June 12, 2003

Jump for my love

To be added to the list of incredibly stupid things I've done directly after waking up.

So I called in sick to work yesterday to sleep off being tired. Really. I was tired enough to call in sick. So after 18 hours in bed, I shower and dress and start walking to school. I havent had a cup of coffee yet.
I'm wearing that great tits top Ida gave me when we went camping, so maybe I should have considered the following a compliment, but no. No, I don't think I will.

SCENE: Outdoors: 6pmish. Southeast corner of SCCC campus.

Sonya Walker stumbles sloppily toward the entrance of the building, satchel slung over one shoulder, books swinging at hip level. The sun is painfully bright, the world horribly confusing. She is aproached by 2 young men in giant pants whos crotches hang somewhere below their knees, sports jackets, backwards baseball caps. We shall call them the Assmouths.

Assmouths: "Hey! Girl!"

Sonya: stumbles to a stop, turns, tries to identify tall things in front of her as people or trees or lampposts. "Aheh?"

Assmouth1: "Hey, jump for me. Put your arms up and jump. No, better idea, touch your elbows together in back and jump."

Sonya: "No! What the fuck!?"

Assmouth 2: "Howsabout you jump rope then? Jump!"

Sonya, louder and more emphatic than she expected "FUCK YOU!"

Assmouth1: "Fuck YOU."

Sonya's mouth, completely independently of Sonya's brain: "Do you want to fucking fight, or what?"

Sonya's Brain 'Sonya Lorelle! No! NoNoNO! Shut up! Walk Away! You're gonna get our fool ass shot!'

Assmouth1, somewhat startled and confused that sonya just offered to fight him and his friend. "Um, no. I don't want to fight."

Sonya: "Well fuck off, then!"

It should be noted that I really had no idea what I would have done had they actually wanted to fight. My ass would totally be grass right now.

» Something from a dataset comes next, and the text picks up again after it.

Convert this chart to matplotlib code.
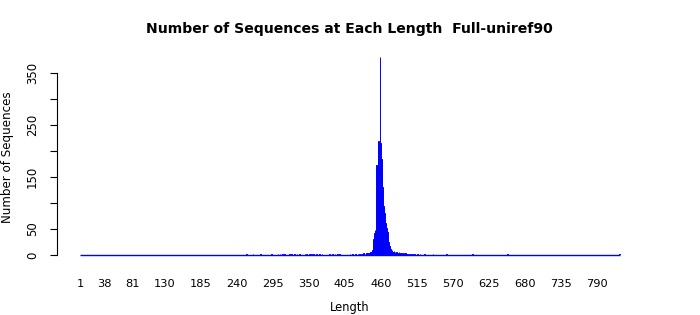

Posted by Sonya at June 12, 2003 10:54 AM
Comments

I said goddamn, goddamn! you're the best. and they are assmouths. I'll bet you coulda taken them. (maybe if they gave you a five-minute break to gulp down the magic caffeine potion first)
they don't even know how to wear pants.

Posted by: logan at June 12, 2003 11:02 AM

"whose"

You are so incredible. I wish I had the instincts to snap back at assmouths.

Posted by: Pascale Soleil at June 12, 2003 11:22 AM

ach, you'd have scuffed their butts!

Posted by: fire3500 at June 12, 2003 01:53 PM

Not to take anything away from a cute girl jumping rope in a "great tits top", (definately not trying to lend a bit of reason to the thought process of an "assmouth") but how great would it have been if you could have pulled a thin golden braided rope with small plastic handles attached to both ends from your satchel (almost like a wonder woman whip), tossed it to them and simply said... you first. I can think of alot of things that are funny. But not too many that are as comedic as a genuine assmouth attempting to jump rope. Well, anyone trying to jump rope with their pants somewhere below the equator strikes me as amusing.
Don't get me wrong... the best ending would certanly be a quick jump... jump kick that is. Jump kick square in the assmouth, followed by an intimidating jeer "I just kicked your assmouth!!" or something to that effect.

Posted by: sammus at June 12, 2003 02:25 PM

Why am I never around when this shit happens?

Don't answer that. I know. Apparently everybody's afraid of me.

What's to be afraid of?

I'm old.

And fat.

I have lots of gray hair for goodness sakes.

Posted by: Joshua at June 12, 2003 05:02 PM

I think you handled yourself well.

Posted by: nathaniel at June 12, 2003 09:45 PM

Dear Sjet,

You rule. I am so proud my hair is glowing.

Best Regards,
fbf

Posted by: fat boy freesia at June 12, 2003 10:39 PM

I'm not actually advocating picking fights with people, but since it worked out without any actual punches being thrown, I will say that you did them a huge favor by helping to clear up some of their misconceptions about women. Now they know what NOT to say to a girl to gain some sort of positive attention. If you hadn't been so kind as to point out the error of their ways, next thing you know they'd be approaching women on the street and demanding lap dances.
Someday they'll thank you for setting them straight.

Posted by: flamingbanjo at June 13, 2003 08:18 AM

You mean "jump up and down" isn't an effective pick-up line? Does that mean Maxim's been lying to me all this time?!